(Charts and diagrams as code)
— Start —
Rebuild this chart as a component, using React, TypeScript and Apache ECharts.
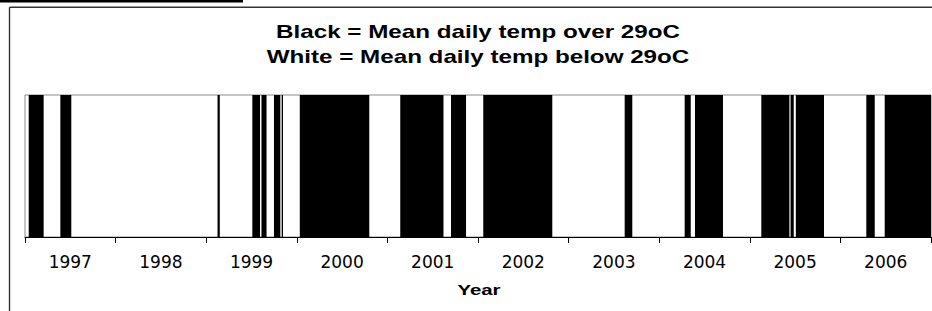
import React, { useEffect, useRef } from "react";
import * as echarts from "echarts";

// Year categories shown on the axis
const years = ["1997", "1998", "1999", "2000", "2001", "2002", "2003", "2004", "2005", "2006"];

// Periods (fractional year start, end) where mean daily temp was over 29oC (black)
const hotStart = [
  1997.041, 1997.390, 1999.125, 1999.509, 1999.610, 1999.748, 1999.833,
  2000.033, 2001.142, 2001.702, 2002.058, 2003.619, 2004.281, 2004.395,
  2005.127, 2005.450, 2005.508, 2006.286, 2006.489,
];
const hotEnd = [
  1997.206, 1997.511, 1999.150, 1999.594, 1999.666, 1999.818, 1999.848,
  2000.800, 2001.619, 2001.868, 2002.820, 2003.703, 2004.348, 2004.704,
  2005.437, 2005.485, 2005.819, 2006.379, 2007.0,
];

const titleLine1 = "Black = Mean daily temp over 29oC";
const titleLine2 = "White = Mean daily temp below 29oC";
const axisName = "Year";

export default function App() {
  const ref = useRef<HTMLDivElement>(null);
  useEffect(() => {
    if (!ref.current) return;
    const chart = echarts.init(ref.current, undefined, { renderer: "svg" });
    const data = hotStart.map((s, i) => [s, hotEnd[i]]);
    chart.setOption({
      animation: false,
      backgroundColor: "#ffffff",
      grid: {
        left: 25,
        right: 1,
        top: 95,
        bottom: 74,
        show: true,
        borderColor: "#8a8a8a",
        borderWidth: 1,
        backgroundColor: "#ffffff",
      },
      xAxis: [
        {
          type: "category",
          data: years,
          boundaryGap: true,
          axisLine: { show: true, lineStyle: { color: "#000", width: 1 } },
          axisTick: { show: true, alignWithLabel: false, length: 6, lineStyle: { color: "#000" } },
          axisLabel: {
            fontFamily: "DejaVu Sans",
            fontSize: 17,
            color: "#000",
            margin: 16,
          },
          splitLine: { show: false },
          z: 5,
        },
        {
          type: "value",
          min: 1997,
          max: 2007,
          show: false,
          splitLine: { show: false },
        },
      ],
      yAxis: {
        type: "value",
        min: 0,
        max: 1,
        show: false,
        splitLine: { show: false },
      },
      series: [
        {
          type: "custom",
          xAxisIndex: 1,
          yAxisIndex: 0,
          encode: { x: [0, 1] },
          data,
          renderItem: (params: any, api: any) => {
            const p0 = api.coord([api.value(0), 1]);
            const p1 = api.coord([api.value(1), 0]);
            return {
              type: "rect",
              shape: {
                x: p0[0],
                y: p0[1],
                width: Math.max(1, p1[0] - p0[0]),
                height: p1[1] - p0[1],
              },
              style: { fill: "#000" },
            };
          },
        },
      ],
      graphic: [
        {
          type: "line",
          shape: { x1: 0, y1: 1.3, x2: 243, y2: 1.3 },
          style: { stroke: "#000", lineWidth: 2.6 },
        },
        {
          type: "line",
          shape: { x1: 9.5, y1: 7.3, x2: 932, y2: 7.3 },
          style: { stroke: "#333", lineWidth: 1.4 },
        },
        {
          type: "line",
          shape: { x1: 9.5, y1: 7.3, x2: 9.5, y2: 311 },
          style: { stroke: "#333", lineWidth: 1.4 },
        },
        {
          type: "text",
          x: 478,
          y: 32.5,
          scaleX: 1.344,
          style: {
            text: titleLine1,
            font: 'bold 18px "Liberation Sans", Arial, sans-serif',
            fill: "#000",
            textAlign: "center",
            textVerticalAlign: "middle",
          },
        },
        {
          type: "text",
          x: 478,
          y: 57,
          scaleX: 1.344,
          style: {
            text: titleLine2,
            font: 'bold 18px "Liberation Sans", Arial, sans-serif',
            fill: "#000",
            textAlign: "center",
            textVerticalAlign: "middle",
          },
        },
        {
          type: "text",
          x: 479,
          y: 289.5,
          scaleX: 1.36,
          style: {
            text: axisName,
            font: 'bold 15px "Liberation Sans", Arial, sans-serif',
            fill: "#000",
            textAlign: "center",
            textVerticalAlign: "middle",
          },
        },
      ],
    });
    return () => chart.dispose();
  }, []);
  return (
    <div
      ref={ref}
      style={{ position: "fixed", left: 0, top: 0, width: 932, height: 311, background: "#fff" }}
    />
  );
}
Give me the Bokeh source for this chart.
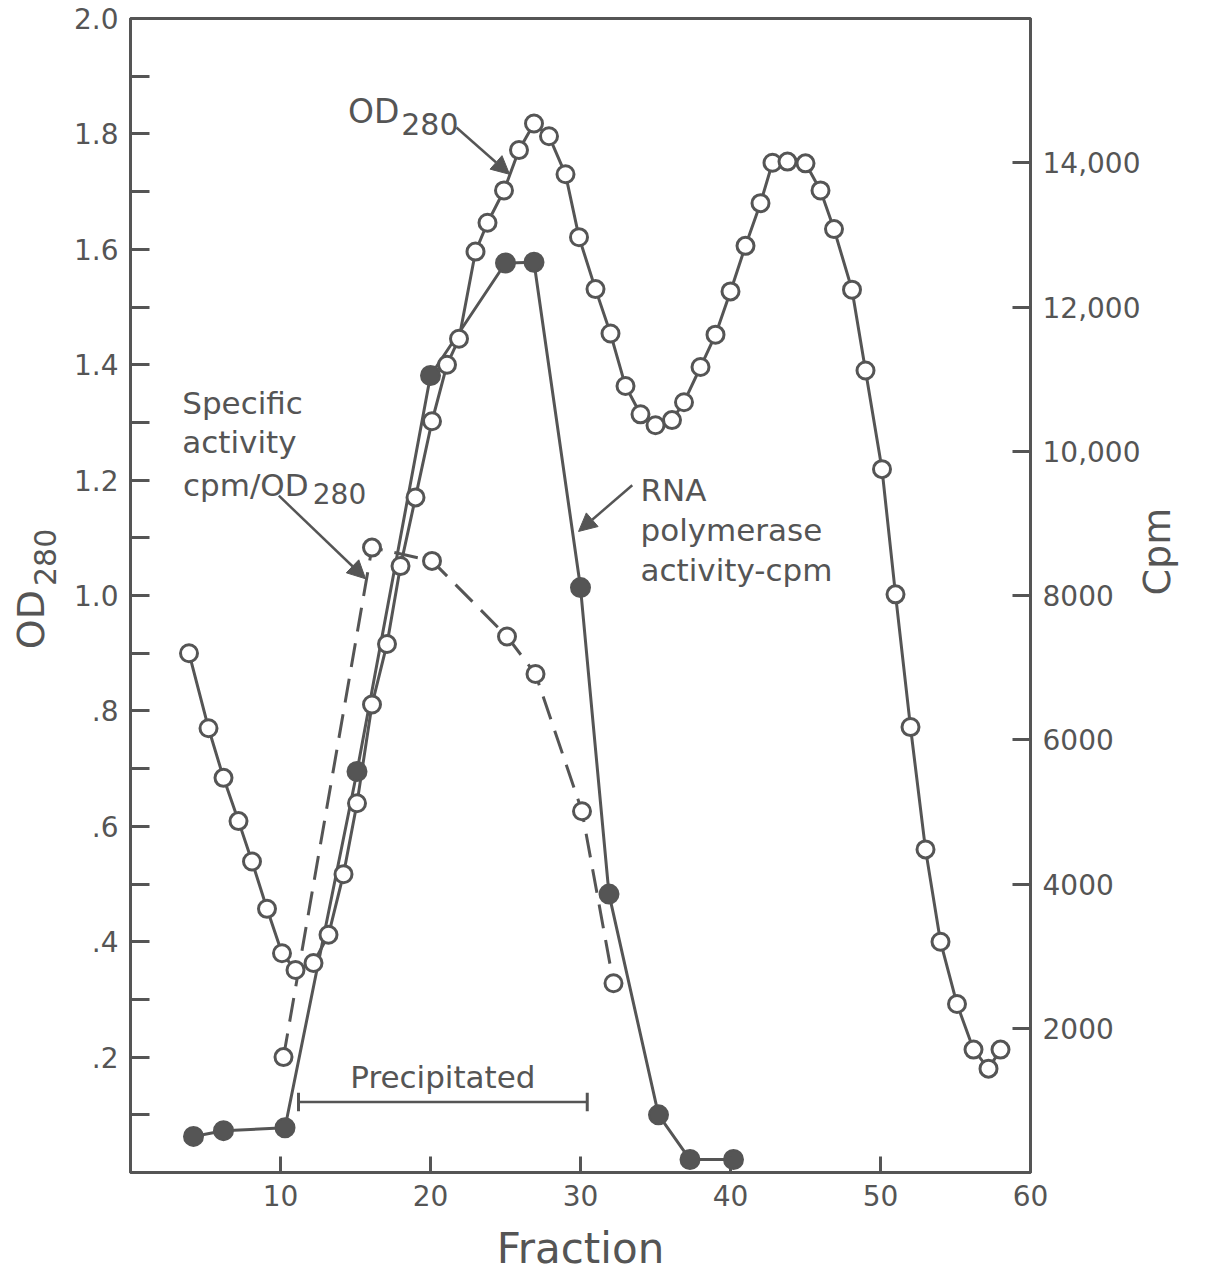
import math
from bokeh.plotting import figure
from bokeh.models import Range1d, LinearAxis, FixedTicker, Label, Arrow, NormalHead
from bokeh.embed import file_html
from bokeh.resources import INLINE

# ---------------- data ----------------
od_frac = [3.9, 5.2, 6.2, 7.2, 8.1, 9.1, 10.1, 11.0, 12.2, 13.2, 14.2, 15.1, 16.1, 17.1,
           18.0, 19.0, 20.1, 21.1, 21.9, 23.0, 23.8, 24.9, 25.9, 26.9, 27.9, 29.0, 29.9,
           31.0, 32.0, 33.0, 34.0, 35.0, 36.1, 36.9, 38.0, 39.0, 40.0, 41.0, 42.0, 42.8,
           43.8, 45.0, 46.0, 46.9, 48.1, 49.0, 50.1, 51.0, 52.0, 53.0, 54.0, 55.1, 56.2,
           57.2, 58.0]
od_val = [0.90, 0.77, 0.684, 0.609, 0.539, 0.457, 0.380, 0.351, 0.363, 0.412, 0.517, 0.640,
          0.811, 0.916, 1.051, 1.170, 1.302, 1.400, 1.445, 1.596, 1.646, 1.702, 1.772, 1.818,
          1.796, 1.730, 1.621, 1.531, 1.454, 1.363, 1.314, 1.295, 1.304, 1.335, 1.396, 1.452,
          1.527, 1.606, 1.680, 1.750, 1.752, 1.749, 1.702, 1.635, 1.530, 1.390, 1.219, 1.002,
          0.772, 0.560, 0.400, 0.292, 0.213, 0.180, 0.213]

cpm_frac = [4.2, 6.2, 10.3, 15.1, 20.0, 25.0, 26.9, 30.0, 31.9, 35.2, 37.3, 40.2]
cpm_val = [500, 580, 620, 5560, 11050, 12610, 12620, 8110, 3860, 800, 180, 180]

sa_frac = [10.2, 16.1, 20.1, 25.1, 27.0, 30.1, 32.2]
sa_val = [0.20, 1.083, 1.060, 0.929, 0.864, 0.626, 0.328]

x_ticks = [10, 20, 30, 40, 50, 60]
left_ticks = [round(0.1 * i, 1) for i in range(1, 21)]
left_tick_labels = {0.2: ".2", 0.4: ".4", 0.6: ".6", 0.8: ".8", 1.0: "1.0",
                    1.2: "1.2", 1.4: "1.4", 1.6: "1.6", 1.8: "1.8", 2.0: "2.0"}
right_ticks = [2000, 4000, 6000, 8000, 10000, 12000, 14000]
right_tick_labels = ["2000", "4000", "6000", "8000", "10,000", "12,000", "14,000"]

precip_start, precip_end, precip_level = 11.2, 30.45, 0.122

# ---------------- figure ----------------
C = "#555555"
FONT = "DejaVu Sans"
NB = "\u00a0"

p = figure(width=1205, height=1276, x_range=Range1d(0, 60), y_range=Range1d(0, 2.0),
           output_backend="svg", toolbar_location=None,
           min_border_left=130, min_border_right=175, min_border_top=18, min_border_bottom=104)
p.extra_y_ranges = {"cpm": Range1d(0, 16000)}
p.grid.visible = False
p.outline_line_color = C
p.outline_line_width = 3
p.background_fill_color = "white"
p.border_fill_color = "white"

right_axis = LinearAxis(y_range_name="cpm")
p.add_layout(right_axis, "right")

xa = p.xaxis[0]
ya = p.yaxis[0]
xa.ticker = FixedTicker(ticks=x_ticks)
ya.ticker = FixedTicker(ticks=left_ticks)
ya.major_label_overrides = {t: left_tick_labels.get(t, "") for t in left_ticks}
right_axis.ticker = FixedTicker(ticks=right_ticks)
right_axis.major_label_overrides = {t: s for t, s in zip(right_ticks, right_tick_labels)}

for ax, tin in ((xa, 16), (ya, 19), (right_axis, 18)):
    ax.axis_line_color = C
    ax.axis_line_width = 3
    ax.major_tick_in = tin
    ax.major_tick_out = 0
    ax.minor_tick_in = 0
    ax.minor_tick_out = 0
    ax.major_tick_line_color = C
    ax.major_tick_line_width = 3
    ax.major_label_text_font = FONT
    ax.major_label_text_font_size = "28px"
    ax.major_label_text_color = C
    ax.major_label_standoff = 12

# axis titles
xa.axis_label = "Fraction"
xa.axis_label_text_font = FONT
xa.axis_label_text_font_size = "42px"
xa.axis_label_text_font_style = "normal"
xa.axis_label_text_color = C
xa.axis_label_standoff = 15

right_axis.axis_label = "Cpm"
right_axis.axis_label_text_font = FONT
right_axis.axis_label_text_font_size = "38px"
right_axis.axis_label_text_font_style = "normal"
right_axis.axis_label_text_color = C
right_axis.axis_label_text_align = "center"
right_axis.axis_label_standoff = 14
if "axis_label_orientation" in right_axis.properties():
    right_axis.axis_label_orientation = math.pi / 2


def title_axis(text, size, standoff):
    ax = LinearAxis(ticker=FixedTicker(ticks=[]),
                    axis_line_color=None, major_tick_line_color=None,
                    minor_tick_line_color=None, major_tick_in=0, major_tick_out=0,
                    minor_tick_in=0, minor_tick_out=0,
                    axis_label=text, axis_label_text_font=FONT,
                    axis_label_text_font_size=size, axis_label_text_font_style="normal",
                    axis_label_text_color=C, axis_label_standoff=standoff)
    p.add_layout(ax, "left")


# left title "OD280" (subscript drawn as its own, slightly lower, label)
title_axis(NB * 8 + "280", "30px", 8)
title_axis("OD" + NB * 4, "38px", -28)

# ---------------- series ----------------
p.line(od_frac, od_val, line_color=C, line_width=3)
p.line(cpm_frac, cpm_val, y_range_name="cpm", line_color=C, line_width=3)
p.line(sa_frac, sa_val, line_color=C, line_width=3, line_dash="24 12")

p.scatter(od_frac, od_val, marker="circle", size=17, fill_color="white",
          line_color=C, line_width=3)
p.scatter(sa_frac, sa_val, marker="circle", size=17, fill_color="white",
          line_color=C, line_width=3)
p.scatter(cpm_frac, cpm_val, y_range_name="cpm", marker="circle", size=19,
          fill_color=C, line_color=C, line_width=2)

# ---------------- annotations ----------------
def lab(x, y, text, size, align="left"):
    p.add_layout(Label(x=x, y=y, text=text, text_font=FONT, text_font_size=size,
                       text_color=C, text_align=align, text_baseline="alphabetic"))


def arrow(x0, y0, x1, y1):
    p.add_layout(Arrow(end=NormalHead(size=18, fill_color=C, line_color=C, line_width=1),
                       x_start=x0, y_start=y0, x_end=x1, y_end=y1,
                       line_color=C, line_width=2.5))


# OD280 label near the first peak
lab(14.5, 1.838, "OD", "33px")
lab(18.05, 1.818, "280", "30px")
arrow(21.73, 1.811, 25.27, 1.730)

# Specific activity
lab(3.45, 1.333, "Specific", "31px")
lab(3.45, 1.266, "activity", "31px")
lab(3.5, 1.192, "cpm/OD", "31px")
lab(12.15, 1.176, "280", "28px")
arrow(9.89, 1.173, 15.67, 1.029)

# RNA polymerase
lab(34.0, 1.182, "RNA", "31px")
lab(34.0, 1.113, "polymerase", "31px")
lab(34.0, 1.045, "activity-cpm", "31px")
arrow(33.45, 1.191, 29.87, 1.111)

# Precipitated bracket
lab((precip_start + precip_end) / 2, 0.165, "Precipitated", "31px", align="center")
p.segment(x0=[precip_start], y0=[precip_level], x1=[precip_end], y1=[precip_level],
          line_color=C, line_width=2.5)
p.segment(x0=[precip_start, precip_end], y0=[precip_level - 0.016, precip_level - 0.016],
          x1=[precip_start, precip_end], y1=[precip_level + 0.016, precip_level + 0.016],
          line_color=C, line_width=3)

open("out.html", "w").write(file_html(p, INLINE))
— End —
§ **REQUEST**:
Using the data above, extract exactly the lines from the one containing "Give me the Bokeh source for this chart." through the one containing "from bokeh.resources import INLINE". Pictures are left out.

§ **FULL ANSWER**:
Give me the Bokeh source for this chart.
import math
from bokeh.plotting import figure
from bokeh.models import Range1d, LinearAxis, FixedTicker, Label, Arrow, NormalHead
from bokeh.embed import file_html
from bokeh.resources import INLINE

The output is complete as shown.